◆ **Task directions**:
Repeat every line of the listing below exactly, minus the pictures.

— Begin Given records —

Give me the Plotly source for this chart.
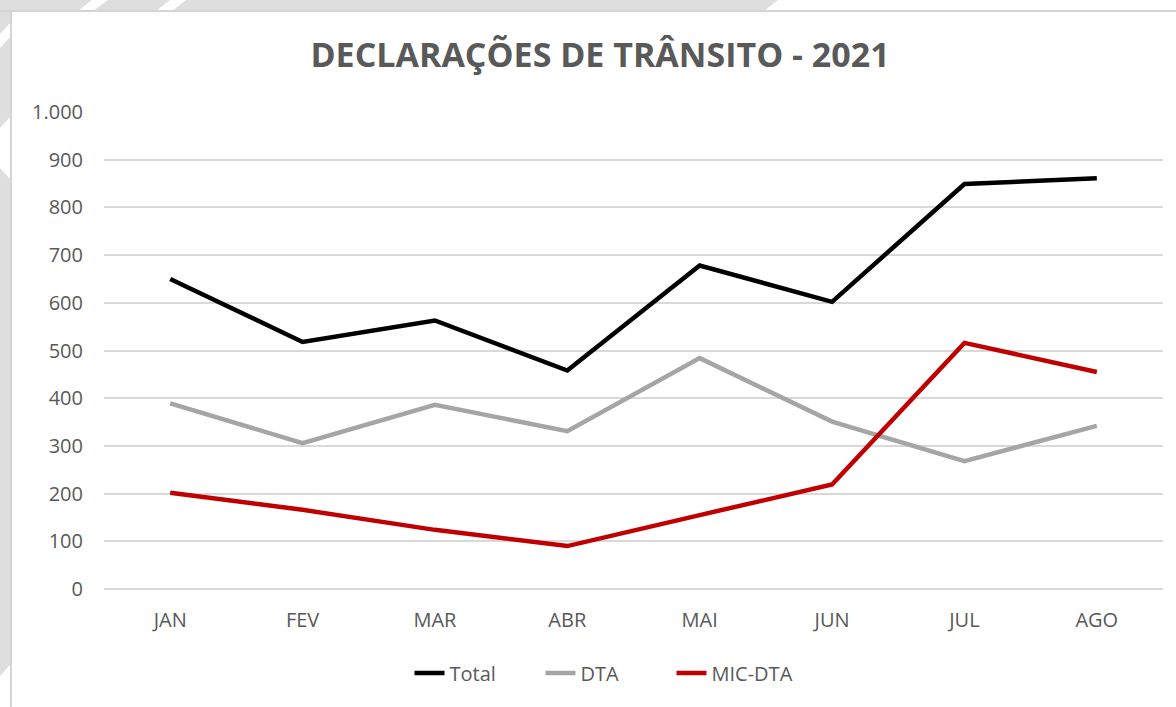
import plotly.graph_objects as go

# ── Data ──────────────────────────────────────────────────────────────────────
MESES = ["JAN", "FEV", "MAR", "ABR", "MAI", "JUN", "JUL", "AGO"]
TOTAL = [650, 518, 563, 458, 678, 602, 849, 861]
DTA = [389, 306, 386, 331, 484, 351, 268, 342]
MIC_DTA = [202, 166, 124, 90, 155, 219, 516, 455]

COLOR_TOTAL = "#000000"
COLOR_DTA = "#A5A5A5"
COLOR_MIC = "#C00000"
COLOR_TEXT = "#595959"
COLOR_GRID = "#D9D9D9"
COLOR_FRAME = "#DEDEDE"

W, H = 1176, 707
M_L, M_R, M_T, M_B = 104, 13, 112, 118
PW, PH = W - M_L - M_R, H - M_T - M_B


def px(x, y):
    # pixel position -> paper coords (plot area relative)
    return (x - M_L) / PW, (H - M_B - y) / PH


def poly(points, color):
    pts = [px(x, y) for x, y in points]
    path = "M " + " L ".join(f"{a:.5f},{b:.5f}" for a, b in pts) + " Z"
    return dict(type="path", xref="paper", yref="paper", path=path,
                fillcolor=color, line=dict(width=0), layer="below")


fig = go.Figure()
for name, vals, color in [("Total", TOTAL, COLOR_TOTAL),
                          ("DTA", DTA, COLOR_DTA),
                          ("MIC-DTA", MIC_DTA, COLOR_MIC)]:
    fig.add_trace(go.Scatter(
        x=MESES, y=vals, name=name, mode="lines",
        line=dict(color=color, width=4.5),
    ))

# slide background behind the chart box (gray frame with white stripes)
shapes = [
    poly([(0, 0), (778, 0), (764, 11), (0, 11)], COLOR_FRAME),
    poly([(0, 0), (11, 0), (11, 664), (0, 676)], COLOR_FRAME),
    poly([(92, 0), (108, 0), (93, 11), (78, 11)], "#FFFFFF"),
    poly([(170, 0), (186, 0), (172, 11), (156, 11)], "#FFFFFF"),
    poly([(0, 34), (11, 22), (11, 36), (0, 48)], "#FFFFFF"),
    poly([(0, 128), (11, 116), (11, 180), (0, 168)], "#FFFFFF"),
]
x0, y_top = px(0, 11)
x1, _ = px(W, 11)
shapes.append(dict(type="line", xref="paper", yref="paper",
                   x0=x0, x1=x1, y0=y_top, y1=y_top,
                   line=dict(color="#D4D4D4", width=2), layer="below"))
xl, _ = px(11, 0)
_, yb = px(0, H)
shapes.append(dict(type="line", xref="paper", yref="paper",
                   x0=xl, x1=xl, y0=yb, y1=y_top,
                   line=dict(color="#D4D4D4", width=2), layer="below"))

fig.update_layout(
    width=W, height=H,
    margin=dict(l=M_L, r=M_R, t=M_T, b=M_B),
    paper_bgcolor="#FFFFFF",
    plot_bgcolor="rgba(0,0,0,0)",
    separators=",.",
    font=dict(family="Open Sans, sans-serif", size=20, color=COLOR_TEXT),
    title=dict(
        text="<b>DECLARAÇÕES DE TRÂNSITO - 2021</b>",
        xref="container", yref="container",
        x=600 / W, y=1 - 55 / H, xanchor="center", yanchor="middle",
        font=dict(family="Open Sans, sans-serif", size=34, color=COLOR_TEXT),
    ),
    legend=dict(
        orientation="h", xref="container", yref="container",
        x=606 / W, y=1 - 673 / H, xanchor="center", yanchor="middle",
        font=dict(size=20, color=COLOR_TEXT), itemwidth=30,
        entrywidth=86, bgcolor="rgba(0,0,0,0)",
    ),
    shapes=shapes,
    showlegend=True,
)
fig.update_xaxes(
    range=[-0.5, len(MESES) - 0.5],
    showgrid=False, zeroline=False, showline=False,
    ticks="", ticklabelstandoff=17,
    tickfont=dict(size=20, color=COLOR_TEXT),
)
fig.update_yaxes(
    range=[0, 1000], dtick=100, tickformat=",d",
    showgrid=True, gridcolor=COLOR_GRID, gridwidth=2,
    zeroline=True, zerolinecolor=COLOR_GRID, zerolinewidth=2,
    showline=False, ticks="", ticklabelstandoff=20,
    tickfont=dict(size=20, color=COLOR_TEXT),
)

# drop the browser's default 8px page margin so the figure sits at 0,0
fig.write_html("out.html", config={"displayModeBar": False},
               post_script="document.body.style.margin='0';")
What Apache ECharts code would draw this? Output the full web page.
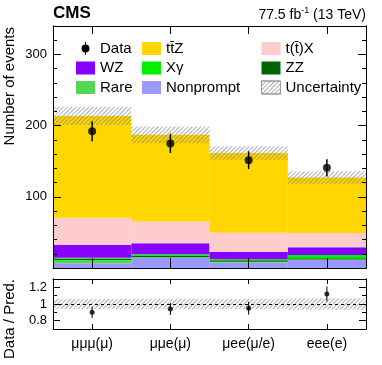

— End Given records —

◆ **Result of this exercise**:
Give me the Plotly source for this chart.
import plotly.graph_objects as go

# ── Data ──────────────────────────────────────────────────────────────────────
MESES = ["JAN", "FEV", "MAR", "ABR", "MAI", "JUN", "JUL", "AGO"]
TOTAL = [650, 518, 563, 458, 678, 602, 849, 861]
DTA = [389, 306, 386, 331, 484, 351, 268, 342]
MIC_DTA = [202, 166, 124, 90, 155, 219, 516, 455]

COLOR_TOTAL = "#000000"
COLOR_DTA = "#A5A5A5"
COLOR_MIC = "#C00000"
COLOR_TEXT = "#595959"
COLOR_GRID = "#D9D9D9"
COLOR_FRAME = "#DEDEDE"

W, H = 1176, 707
M_L, M_R, M_T, M_B = 104, 13, 112, 118
PW, PH = W - M_L - M_R, H - M_T - M_B


def px(x, y):
    # pixel position -> paper coords (plot area relative)
    return (x - M_L) / PW, (H - M_B - y) / PH


def poly(points, color):
    pts = [px(x, y) for x, y in points]
    path = "M " + " L ".join(f"{a:.5f},{b:.5f}" for a, b in pts) + " Z"
    return dict(type="path", xref="paper", yref="paper", path=path,
                fillcolor=color, line=dict(width=0), layer="below")


fig = go.Figure()
for name, vals, color in [("Total", TOTAL, COLOR_TOTAL),
                          ("DTA", DTA, COLOR_DTA),
                          ("MIC-DTA", MIC_DTA, COLOR_MIC)]:
    fig.add_trace(go.Scatter(
        x=MESES, y=vals, name=name, mode="lines",
        line=dict(color=color, width=4.5),
    ))

# slide background behind the chart box (gray frame with white stripes)
shapes = [
    poly([(0, 0), (778, 0), (764, 11), (0, 11)], COLOR_FRAME),
    poly([(0, 0), (11, 0), (11, 664), (0, 676)], COLOR_FRAME),
    poly([(92, 0), (108, 0), (93, 11), (78, 11)], "#FFFFFF"),
    poly([(170, 0), (186, 0), (172, 11), (156, 11)], "#FFFFFF"),
    poly([(0, 34), (11, 22), (11, 36), (0, 48)], "#FFFFFF"),
    poly([(0, 128), (11, 116), (11, 180), (0, 168)], "#FFFFFF"),
]
x0, y_top = px(0, 11)
x1, _ = px(W, 11)
shapes.append(dict(type="line", xref="paper", yref="paper",
                   x0=x0, x1=x1, y0=y_top, y1=y_top,
                   line=dict(color="#D4D4D4", width=2), layer="below"))
xl, _ = px(11, 0)
_, yb = px(0, H)
shapes.append(dict(type="line", xref="paper", yref="paper",
                   x0=xl, x1=xl, y0=yb, y1=y_top,
                   line=dict(color="#D4D4D4", width=2), layer="below"))

fig.update_layout(
    width=W, height=H,
    margin=dict(l=M_L, r=M_R, t=M_T, b=M_B),
    paper_bgcolor="#FFFFFF",
    plot_bgcolor="rgba(0,0,0,0)",
    separators=",.",
    font=dict(family="Open Sans, sans-serif", size=20, color=COLOR_TEXT),
    title=dict(
        text="<b>DECLARAÇÕES DE TRÂNSITO - 2021</b>",
        xref="container", yref="container",
        x=600 / W, y=1 - 55 / H, xanchor="center", yanchor="middle",
        font=dict(family="Open Sans, sans-serif", size=34, color=COLOR_TEXT),
    ),
    legend=dict(
        orientation="h", xref="container", yref="container",
        x=606 / W, y=1 - 673 / H, xanchor="center", yanchor="middle",
        font=dict(size=20, color=COLOR_TEXT), itemwidth=30,
        entrywidth=86, bgcolor="rgba(0,0,0,0)",
    ),
    shapes=shapes,
    showlegend=True,
)
fig.update_xaxes(
    range=[-0.5, len(MESES) - 0.5],
    showgrid=False, zeroline=False, showline=False,
    ticks="", ticklabelstandoff=17,
    tickfont=dict(size=20, color=COLOR_TEXT),
)
fig.update_yaxes(
    range=[0, 1000], dtick=100, tickformat=",d",
    showgrid=True, gridcolor=COLOR_GRID, gridwidth=2,
    zeroline=True, zerolinecolor=COLOR_GRID, zerolinewidth=2,
    showline=False, ticks="", ticklabelstandoff=20,
    tickfont=dict(size=20, color=COLOR_TEXT),
)

# drop the browser's default 8px page margin so the figure sits at 0,0
fig.write_html("out.html", config={"displayModeBar": False},
               post_script="document.body.style.margin='0';")
What Apache ECharts code would draw this? Output the full web page.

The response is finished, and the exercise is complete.